Qui sont les santons ?
A l'origine, on trouvait dans les crèches la Sainte Famille, très souvent en cire, celle employée pour les cierges. Et autour d'eux seulement, les anges, les mages et les bergers. Puis, grâce notamment aux congrégations religieuses de la fin du 16e siècle (oratoriens, bénédictins, franciscains, concédant au culte un caractère moins austère) et avec la percée de l'art baroque, les crèches deviennent plus festives et plus proches des fidèles. On voit alors apparaître des personnages régionaux : l'aveugle, le bohémien, le meunier, le boulanger…
Cette nouveauté est accueillie favorablement et les artisans se spécialisent de plus en plus dans la représentation des détails et des gens. A partir de ce moment, la crèche devient le miroir de la vie quotidienne.
Roi mage, production napolitaine, 18e siècle
Et les santons de la Maison Musée ?
La qualité et la variété des tissus traduisent un réel soucis du détail, inspiré des modes vestimentaires de la seconde moitié du 18e siècle : du coton, de la soie et de la laine produite dans le haut Verdon.
A cette époque, les archives font état de liens commerciaux avec Gênes, il est tout à fait possible que ces figurines aient été achetées là bas, nues, puis ramenées et habillées à Colmars.
Crèche Maison Musée, 18e siècle
Comme pour les crèches napolitaines, les figurines de la Maison Musée présentent une grande qualité expressive, tant par les traits du visage que par les postures des personnages.
Les figurines mesurent entre 25 et 27 cm et sont constituées d'une armature métallique souple habillée de mousse, recouverte d'une toile de coton pour le corps. La tête, les mains, le bas des jambes et les pieds sont en terre cuite.
En assez mauvais état, certaines sont cassées, les vêtement sont tâchés et la polychromie des visage est encrassée et usée.
14 des santons de la Maison Musée sont inscrits au titre des monuments historiques.

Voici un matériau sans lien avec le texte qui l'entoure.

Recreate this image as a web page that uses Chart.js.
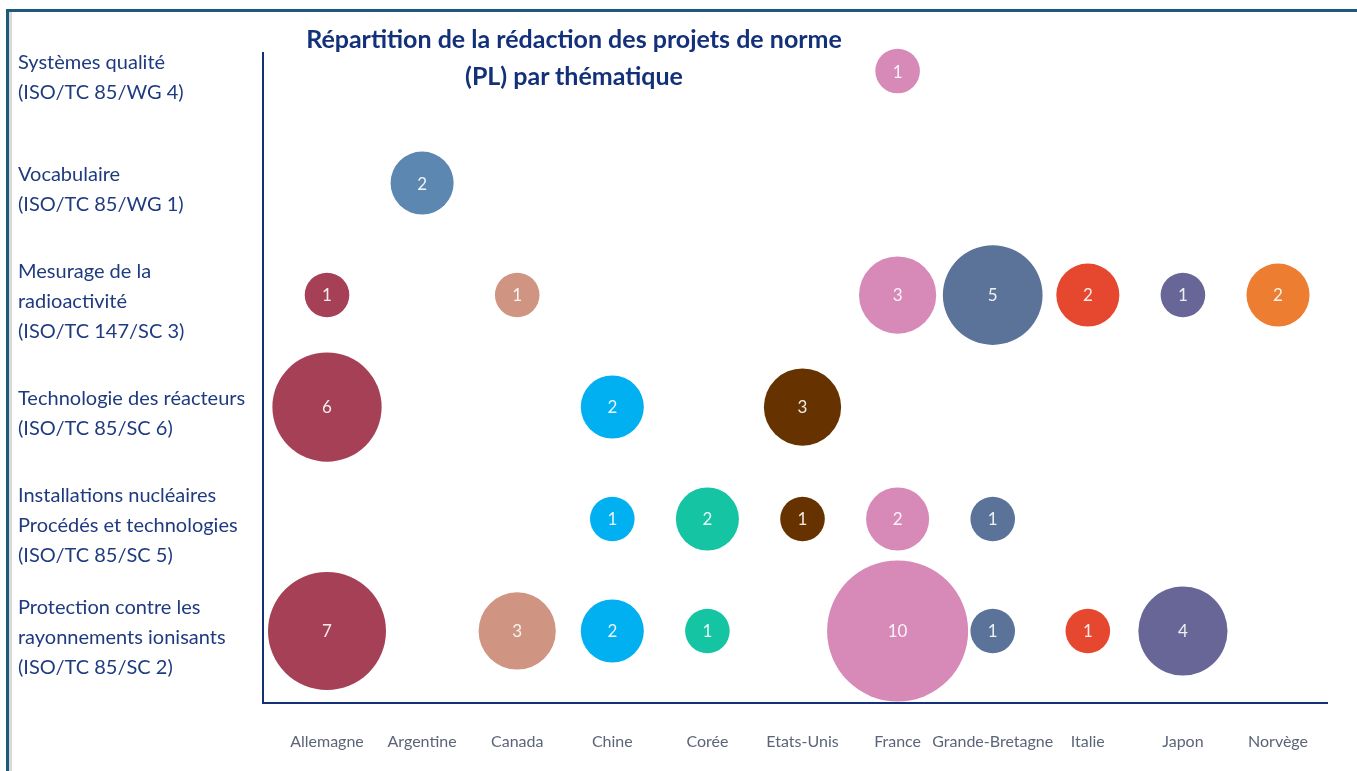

Habillé d'une coiffe et d'une chemise en dentelle, cette petite figurine de l'enfant Jésus est en argile. Il ne s'agit pas du sujet d'origine qui lui, était en cire, comme souvent dans les représentations.
Marie sur socle, vêtue d'une robe longue blanche et brodée de fil doré au bas et serrée à la taille par une ceinture dorée. Un voile blanc brodé de dentelle est posé sur sa tête et une tunique bleue recouvre sa robe. L'hypothèse que les figures aient été achetées nues puis habillées ensuite à Colmars pourrait se vérifier ici de part la posture adoptée et par sa main gauche, destinée à venir accueillir une pièce supplémentaire, non acquise.
Joseph porte ici un costume ancien à la mode orientale avec une robe violette et une grande toge jaune couvrant une épaule. Il est chaussé de sandales. C'est une homme barbu, comme l'étaient les hommes de Galilée. Son corps est fait de fer et de crin enroulé dans des bandelettes en coton. Il lui manque le pied gauche
L'âne, couché, les pattes repliées, est lui aussi très expressif. Ses oreilles sont basculées vers l'arrière et sa bouche est ouverte, il est en train de souffler.
Ce roi mage porte une barbe blanche et bouclée. Il porte une tunique jaune à motifs blancs brodés en bordure et une cape rose. Il est agenouillé sur un socle rectangulaire en pin.
Cette femme au visage angélique est habillée d'une robe rouge, d'un foulard rouge à motif d'indienne et d'un tablier noir brodé en bordure.
Les cheveux, particulièrement travaillés, sont attachés par un ruban rouge peint.
Ce berger est habillé d'un manteau couvert d'une cape au col large, pourvue d'un capelet. Le pantalon est fait du même tissu de laine (noir, beige et marron) et ses pieds sont chaussés de souliers noirs à lacets. Le visage, comme pour les autres figurines, est particulièrement travaillé, dans un style caractéristique de la seconde moitié du 18e siècle : les lèvres fines, les yeux à demi fermés et les pommettes roses.
Ce berger, avec son chien tenu en laisse, porte une veste en laine "du pays", rayée marron et beige. Un chapeau en laine marron est fixée sur sa tête. Son visage est particulièrement expressif : ses yeux sont fermés, sa bouche ouverte, sa barbe marron et frisée, lui allonge le visage et accentue son attitude.